**The exercise**: Restate, exactly and only, the lines from the first through the line containing "const yTitle = '\u03bc\u2091".

**Plotting code records**:
[start]

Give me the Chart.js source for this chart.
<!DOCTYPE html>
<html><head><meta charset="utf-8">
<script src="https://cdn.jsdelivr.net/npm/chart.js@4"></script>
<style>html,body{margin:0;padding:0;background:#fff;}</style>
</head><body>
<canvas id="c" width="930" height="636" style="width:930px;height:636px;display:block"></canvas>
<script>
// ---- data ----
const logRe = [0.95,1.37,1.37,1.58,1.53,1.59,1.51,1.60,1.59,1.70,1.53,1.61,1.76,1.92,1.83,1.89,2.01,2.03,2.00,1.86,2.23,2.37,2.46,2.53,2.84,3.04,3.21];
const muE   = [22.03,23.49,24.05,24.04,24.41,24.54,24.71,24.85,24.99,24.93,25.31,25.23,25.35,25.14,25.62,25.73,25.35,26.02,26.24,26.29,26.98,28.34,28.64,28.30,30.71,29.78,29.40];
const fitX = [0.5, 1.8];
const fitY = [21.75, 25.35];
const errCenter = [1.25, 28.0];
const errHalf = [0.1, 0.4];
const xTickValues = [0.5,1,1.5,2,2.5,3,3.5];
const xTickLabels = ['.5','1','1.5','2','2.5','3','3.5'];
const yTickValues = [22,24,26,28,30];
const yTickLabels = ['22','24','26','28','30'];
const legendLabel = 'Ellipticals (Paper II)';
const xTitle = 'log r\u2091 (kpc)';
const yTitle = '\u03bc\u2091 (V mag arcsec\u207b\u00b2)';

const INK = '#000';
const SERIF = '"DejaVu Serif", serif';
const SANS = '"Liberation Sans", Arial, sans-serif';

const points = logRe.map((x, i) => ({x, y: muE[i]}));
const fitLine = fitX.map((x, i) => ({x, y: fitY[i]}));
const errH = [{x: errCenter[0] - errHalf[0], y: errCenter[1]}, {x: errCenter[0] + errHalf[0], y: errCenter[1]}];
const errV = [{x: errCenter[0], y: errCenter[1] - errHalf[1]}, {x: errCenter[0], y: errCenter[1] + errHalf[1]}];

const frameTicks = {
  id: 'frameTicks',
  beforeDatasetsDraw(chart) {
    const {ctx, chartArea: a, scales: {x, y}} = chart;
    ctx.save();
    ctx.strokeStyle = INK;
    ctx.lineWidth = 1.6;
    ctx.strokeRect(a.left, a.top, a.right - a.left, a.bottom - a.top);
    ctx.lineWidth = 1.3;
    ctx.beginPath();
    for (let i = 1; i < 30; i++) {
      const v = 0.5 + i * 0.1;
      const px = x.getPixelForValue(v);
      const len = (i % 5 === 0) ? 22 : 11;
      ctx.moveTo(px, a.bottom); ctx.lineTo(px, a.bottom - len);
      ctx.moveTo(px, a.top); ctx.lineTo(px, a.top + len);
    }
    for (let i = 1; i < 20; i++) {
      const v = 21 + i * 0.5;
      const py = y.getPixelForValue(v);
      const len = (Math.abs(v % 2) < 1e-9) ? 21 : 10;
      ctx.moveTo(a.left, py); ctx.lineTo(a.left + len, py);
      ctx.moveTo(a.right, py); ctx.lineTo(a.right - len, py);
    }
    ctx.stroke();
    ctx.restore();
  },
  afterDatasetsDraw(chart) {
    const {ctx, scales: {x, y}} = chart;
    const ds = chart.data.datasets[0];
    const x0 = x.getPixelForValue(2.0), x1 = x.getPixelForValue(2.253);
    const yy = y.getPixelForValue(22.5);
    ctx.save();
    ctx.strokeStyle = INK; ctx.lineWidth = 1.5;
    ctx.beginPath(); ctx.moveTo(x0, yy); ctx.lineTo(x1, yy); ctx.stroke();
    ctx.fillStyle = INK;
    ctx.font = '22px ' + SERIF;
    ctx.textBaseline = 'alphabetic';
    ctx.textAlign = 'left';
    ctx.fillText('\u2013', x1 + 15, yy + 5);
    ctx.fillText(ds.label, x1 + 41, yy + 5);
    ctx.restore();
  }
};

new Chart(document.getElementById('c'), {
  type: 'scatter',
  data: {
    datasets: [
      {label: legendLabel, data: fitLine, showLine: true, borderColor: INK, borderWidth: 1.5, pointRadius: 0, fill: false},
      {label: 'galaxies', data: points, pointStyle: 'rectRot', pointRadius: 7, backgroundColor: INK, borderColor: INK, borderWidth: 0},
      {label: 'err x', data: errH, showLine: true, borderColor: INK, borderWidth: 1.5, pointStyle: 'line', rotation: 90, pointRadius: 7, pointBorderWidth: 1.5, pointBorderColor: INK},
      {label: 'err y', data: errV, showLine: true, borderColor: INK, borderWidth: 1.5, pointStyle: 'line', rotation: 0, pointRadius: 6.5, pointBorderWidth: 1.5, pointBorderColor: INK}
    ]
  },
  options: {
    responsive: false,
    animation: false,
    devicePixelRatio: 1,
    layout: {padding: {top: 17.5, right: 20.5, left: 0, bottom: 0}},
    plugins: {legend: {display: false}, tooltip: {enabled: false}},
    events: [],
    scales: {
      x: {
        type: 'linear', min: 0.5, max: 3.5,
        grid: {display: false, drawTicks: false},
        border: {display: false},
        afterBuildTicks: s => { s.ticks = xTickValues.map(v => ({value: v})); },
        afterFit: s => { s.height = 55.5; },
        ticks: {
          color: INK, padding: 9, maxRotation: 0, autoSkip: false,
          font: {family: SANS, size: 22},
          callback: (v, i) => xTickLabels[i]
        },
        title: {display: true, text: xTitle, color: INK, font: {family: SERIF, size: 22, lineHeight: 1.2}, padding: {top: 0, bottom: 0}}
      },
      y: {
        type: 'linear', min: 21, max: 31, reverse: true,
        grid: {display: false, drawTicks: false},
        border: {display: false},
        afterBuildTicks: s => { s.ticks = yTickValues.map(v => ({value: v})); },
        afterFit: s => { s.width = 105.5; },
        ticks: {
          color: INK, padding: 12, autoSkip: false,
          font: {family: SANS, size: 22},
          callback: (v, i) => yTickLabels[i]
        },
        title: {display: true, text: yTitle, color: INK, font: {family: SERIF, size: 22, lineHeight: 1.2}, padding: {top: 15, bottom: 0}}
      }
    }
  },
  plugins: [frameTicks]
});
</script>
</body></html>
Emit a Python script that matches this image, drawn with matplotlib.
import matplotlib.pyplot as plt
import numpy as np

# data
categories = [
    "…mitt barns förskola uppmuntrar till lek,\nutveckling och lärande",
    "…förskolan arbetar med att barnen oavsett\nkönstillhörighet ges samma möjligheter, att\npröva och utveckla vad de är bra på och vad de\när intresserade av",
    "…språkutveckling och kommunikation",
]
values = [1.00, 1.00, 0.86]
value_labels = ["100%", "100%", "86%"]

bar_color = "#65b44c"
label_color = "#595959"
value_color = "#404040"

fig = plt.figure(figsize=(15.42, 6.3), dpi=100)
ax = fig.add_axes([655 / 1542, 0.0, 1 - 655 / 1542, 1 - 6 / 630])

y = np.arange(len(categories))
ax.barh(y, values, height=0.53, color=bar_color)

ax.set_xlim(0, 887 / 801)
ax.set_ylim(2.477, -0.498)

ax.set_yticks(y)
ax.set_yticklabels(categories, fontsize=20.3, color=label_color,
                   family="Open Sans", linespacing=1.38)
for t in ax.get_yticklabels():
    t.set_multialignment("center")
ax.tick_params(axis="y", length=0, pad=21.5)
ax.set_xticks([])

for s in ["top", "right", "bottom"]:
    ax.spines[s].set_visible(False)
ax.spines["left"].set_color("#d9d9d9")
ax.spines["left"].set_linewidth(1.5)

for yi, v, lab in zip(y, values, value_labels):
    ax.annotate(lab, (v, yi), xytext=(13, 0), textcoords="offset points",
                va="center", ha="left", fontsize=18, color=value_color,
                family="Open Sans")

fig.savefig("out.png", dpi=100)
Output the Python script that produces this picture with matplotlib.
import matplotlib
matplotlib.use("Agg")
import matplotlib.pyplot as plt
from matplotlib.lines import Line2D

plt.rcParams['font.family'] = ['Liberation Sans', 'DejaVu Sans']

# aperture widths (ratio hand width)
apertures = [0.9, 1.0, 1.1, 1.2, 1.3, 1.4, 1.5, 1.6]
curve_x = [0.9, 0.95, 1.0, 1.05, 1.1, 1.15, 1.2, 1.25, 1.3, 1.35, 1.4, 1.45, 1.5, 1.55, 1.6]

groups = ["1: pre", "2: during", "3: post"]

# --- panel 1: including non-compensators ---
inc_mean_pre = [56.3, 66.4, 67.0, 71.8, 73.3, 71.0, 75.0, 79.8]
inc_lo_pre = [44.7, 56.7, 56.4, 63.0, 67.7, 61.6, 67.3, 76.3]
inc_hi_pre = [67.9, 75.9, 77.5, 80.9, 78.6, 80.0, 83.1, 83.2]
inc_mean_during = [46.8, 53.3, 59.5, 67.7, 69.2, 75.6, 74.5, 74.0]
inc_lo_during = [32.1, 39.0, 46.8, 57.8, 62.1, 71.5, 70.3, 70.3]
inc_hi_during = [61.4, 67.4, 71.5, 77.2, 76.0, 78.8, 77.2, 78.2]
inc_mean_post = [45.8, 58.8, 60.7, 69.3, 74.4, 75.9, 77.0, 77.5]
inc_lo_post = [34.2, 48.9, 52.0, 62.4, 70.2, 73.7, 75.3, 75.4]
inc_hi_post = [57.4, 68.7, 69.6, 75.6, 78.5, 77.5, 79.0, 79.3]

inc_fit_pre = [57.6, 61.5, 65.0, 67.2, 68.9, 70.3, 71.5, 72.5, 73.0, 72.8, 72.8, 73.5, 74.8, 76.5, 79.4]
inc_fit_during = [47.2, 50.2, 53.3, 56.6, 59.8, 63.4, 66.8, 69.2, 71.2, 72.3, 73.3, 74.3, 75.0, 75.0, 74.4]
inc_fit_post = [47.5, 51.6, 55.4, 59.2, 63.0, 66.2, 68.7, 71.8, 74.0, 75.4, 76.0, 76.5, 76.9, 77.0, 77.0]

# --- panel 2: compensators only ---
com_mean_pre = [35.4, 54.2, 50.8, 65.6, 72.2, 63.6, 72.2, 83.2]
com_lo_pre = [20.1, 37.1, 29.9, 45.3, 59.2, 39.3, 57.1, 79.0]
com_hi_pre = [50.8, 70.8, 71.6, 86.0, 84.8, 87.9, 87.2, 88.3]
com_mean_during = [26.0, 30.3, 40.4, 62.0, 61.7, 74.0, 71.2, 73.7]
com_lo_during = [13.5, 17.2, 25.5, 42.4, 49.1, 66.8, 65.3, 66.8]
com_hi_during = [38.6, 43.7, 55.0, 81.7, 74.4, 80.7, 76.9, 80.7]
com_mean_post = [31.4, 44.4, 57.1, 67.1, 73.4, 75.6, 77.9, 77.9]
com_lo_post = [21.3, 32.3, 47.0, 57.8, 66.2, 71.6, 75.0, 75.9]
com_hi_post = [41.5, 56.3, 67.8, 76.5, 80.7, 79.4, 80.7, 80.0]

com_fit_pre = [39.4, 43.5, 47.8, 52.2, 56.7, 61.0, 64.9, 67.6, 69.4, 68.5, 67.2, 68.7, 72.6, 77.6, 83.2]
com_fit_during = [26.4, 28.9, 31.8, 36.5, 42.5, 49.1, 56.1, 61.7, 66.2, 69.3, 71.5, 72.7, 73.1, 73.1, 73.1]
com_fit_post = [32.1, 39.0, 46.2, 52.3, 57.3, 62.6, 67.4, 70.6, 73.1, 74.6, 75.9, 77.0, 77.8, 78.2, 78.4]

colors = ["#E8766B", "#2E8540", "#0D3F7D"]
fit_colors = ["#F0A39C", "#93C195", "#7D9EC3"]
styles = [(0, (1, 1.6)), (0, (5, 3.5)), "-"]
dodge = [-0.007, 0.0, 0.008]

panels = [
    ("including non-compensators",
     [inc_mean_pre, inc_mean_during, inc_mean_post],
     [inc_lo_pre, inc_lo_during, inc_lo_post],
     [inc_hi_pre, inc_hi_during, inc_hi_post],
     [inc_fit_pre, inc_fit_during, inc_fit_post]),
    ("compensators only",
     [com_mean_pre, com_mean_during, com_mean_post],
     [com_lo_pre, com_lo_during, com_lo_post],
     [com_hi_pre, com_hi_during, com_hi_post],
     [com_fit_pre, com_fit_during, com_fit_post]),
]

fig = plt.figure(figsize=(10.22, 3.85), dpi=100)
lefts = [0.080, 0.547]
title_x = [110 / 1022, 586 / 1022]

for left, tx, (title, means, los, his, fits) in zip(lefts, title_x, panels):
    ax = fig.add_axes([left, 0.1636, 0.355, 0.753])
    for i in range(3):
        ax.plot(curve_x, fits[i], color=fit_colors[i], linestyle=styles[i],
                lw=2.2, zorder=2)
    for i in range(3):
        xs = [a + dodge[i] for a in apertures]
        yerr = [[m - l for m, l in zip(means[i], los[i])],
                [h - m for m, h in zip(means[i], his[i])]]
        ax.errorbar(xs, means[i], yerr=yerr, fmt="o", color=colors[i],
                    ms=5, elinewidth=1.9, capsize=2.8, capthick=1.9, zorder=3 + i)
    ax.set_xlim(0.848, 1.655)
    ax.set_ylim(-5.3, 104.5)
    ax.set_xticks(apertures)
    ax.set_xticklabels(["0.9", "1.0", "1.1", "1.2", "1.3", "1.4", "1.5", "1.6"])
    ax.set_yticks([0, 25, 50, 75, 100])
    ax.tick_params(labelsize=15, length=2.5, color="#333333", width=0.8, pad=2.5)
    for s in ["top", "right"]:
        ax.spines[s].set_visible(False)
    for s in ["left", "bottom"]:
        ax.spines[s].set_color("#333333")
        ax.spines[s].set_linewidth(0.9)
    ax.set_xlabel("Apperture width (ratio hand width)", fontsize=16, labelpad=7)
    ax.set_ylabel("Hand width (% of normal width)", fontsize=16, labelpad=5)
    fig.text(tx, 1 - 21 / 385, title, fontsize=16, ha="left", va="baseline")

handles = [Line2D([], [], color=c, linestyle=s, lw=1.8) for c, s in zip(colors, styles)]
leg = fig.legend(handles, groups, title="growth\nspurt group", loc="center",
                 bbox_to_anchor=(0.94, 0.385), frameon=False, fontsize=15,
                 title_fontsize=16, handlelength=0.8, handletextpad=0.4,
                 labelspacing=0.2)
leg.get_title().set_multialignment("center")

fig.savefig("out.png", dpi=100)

[end]

**Finished exercise**:
Give me the Chart.js source for this chart.
<!DOCTYPE html>
<html><head><meta charset="utf-8">
<script src="https://cdn.jsdelivr.net/npm/chart.js@4"></script>
<style>html,body{margin:0;padding:0;background:#fff;}</style>
</head><body>
<canvas id="c" width="930" height="636" style="width:930px;height:636px;display:block"></canvas>
<script>
// ---- data ----
const logRe = [0.95,1.37,1.37,1.58,1.53,1.59,1.51,1.60,1.59,1.70,1.53,1.61,1.76,1.92,1.83,1.89,2.01,2.03,2.00,1.86,2.23,2.37,2.46,2.53,2.84,3.04,3.21];
const muE   = [22.03,23.49,24.05,24.04,24.41,24.54,24.71,24.85,24.99,24.93,25.31,25.23,25.35,25.14,25.62,25.73,25.35,26.02,26.24,26.29,26.98,28.34,28.64,28.30,30.71,29.78,29.40];
const fitX = [0.5, 1.8];
const fitY = [21.75, 25.35];
const errCenter = [1.25, 28.0];
const errHalf = [0.1, 0.4];
const xTickValues = [0.5,1,1.5,2,2.5,3,3.5];
const xTickLabels = ['.5','1','1.5','2','2.5','3','3.5'];
const yTickValues = [22,24,26,28,30];
const yTickLabels = ['22','24','26','28','30'];
const legendLabel = 'Ellipticals (Paper II)';
const xTitle = 'log r\u2091 (kpc)';
const yTitle = '\u03bc\u2091 (V mag arcsec\u207b\u00b2)';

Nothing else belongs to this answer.